Problem requirements —
Leave the pictures out and quote every line from the start of the listing to the line with "from matplotlib.patches import Patch", inclusive.
··· Provided material ···
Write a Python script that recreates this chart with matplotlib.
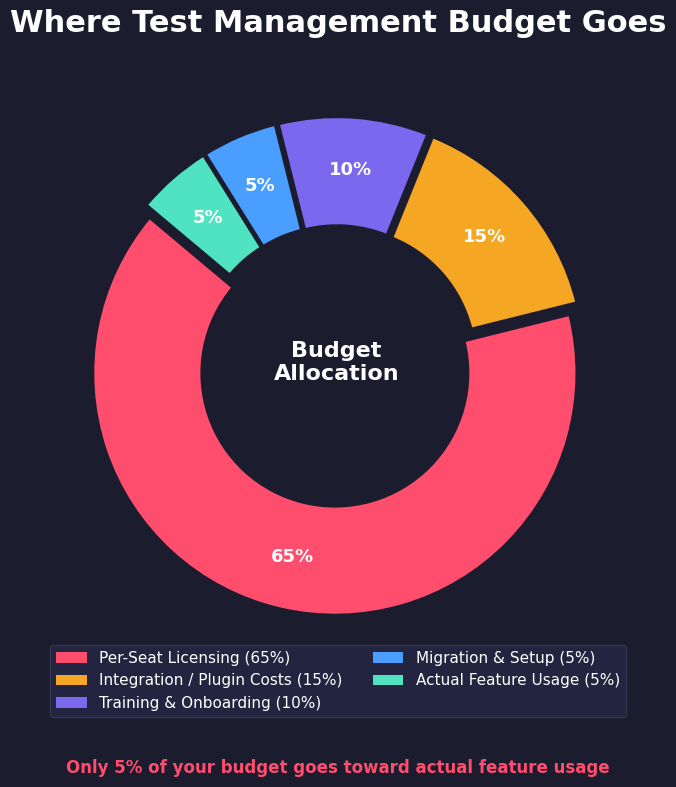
import matplotlib
matplotlib.use("Agg")
import matplotlib.pyplot as plt
from matplotlib.patches import Patch

categories = ["Per-Seat Licensing", "Integration / Plugin Costs", "Training & Onboarding",
              "Migration & Setup", "Actual Feature Usage"]
values = [65, 15, 10, 5, 5]
colors = ["#FF4D6D", "#F5A623", "#7B68EE", "#4A9EFF", "#50E3C2"]
explode = [0.03, 0.03, 0.03, 0.03, 0.03]

BG = "#1C1C2F"

fig = plt.figure(figsize=(6.76, 7.87), dpi=100, facecolor=BG)
W, H = 676, 787
r_px = 242
cx, cy = 336.5, 366
half = 1.1 * r_px
ax = fig.add_axes([(cx - half) / W, (H - cy - half) / H, 2 * half / W, 2 * half / H])
ax.set_facecolor(BG)

wedges, texts, autotexts = ax.pie(
    values, colors=colors, explode=explode, startangle=140, counterclock=True,
    radius=1.0, pctdistance=0.78, autopct="%1.0f%%",
    wedgeprops=dict(width=0.45, edgecolor=BG, linewidth=2),
    textprops=dict(color="white", fontsize=13, fontweight="bold"),
)
ax.set_xlim(-1.1, 1.1)
ax.set_ylim(-1.1, 1.1)
ax.set_aspect("equal")
ax.axis("off")

ax.text(0, 0.015, "Budget\nAllocation", ha="center", va="center", color="white",
        fontsize=16, fontweight="bold", linespacing=1.2)

fig.text(0.5, 1 - 24 / H, "Where Test Management Budget Goes", ha="center", va="center",
         color="white", fontsize=22, fontweight="bold")

labels = [f"{c} ({v}%)" for c, v in zip(categories, values)]
handles = [Patch(facecolor=c, edgecolor="none") for c in colors]
leg = fig.legend(handles, labels, loc="upper center", bbox_to_anchor=(0.5, 1 - 637 / H),
                 ncol=2, fontsize=11, frameon=True, facecolor="#232440", edgecolor="#33354f",
                 labelcolor="white", framealpha=1.0)
leg.get_frame().set_linewidth(1.0)

fig.text(0.5, 1 - 768 / H, "Only 5% of your budget goes toward actual feature usage",
         ha="center", va="center", color="#FF4D6D", fontsize=12, fontweight="bold")

fig.savefig("out.png", dpi=100, facecolor=BG)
···
Full answer —
Write a Python script that recreates this chart with matplotlib.
import matplotlib
matplotlib.use("Agg")
import matplotlib.pyplot as plt
from matplotlib.patches import Patch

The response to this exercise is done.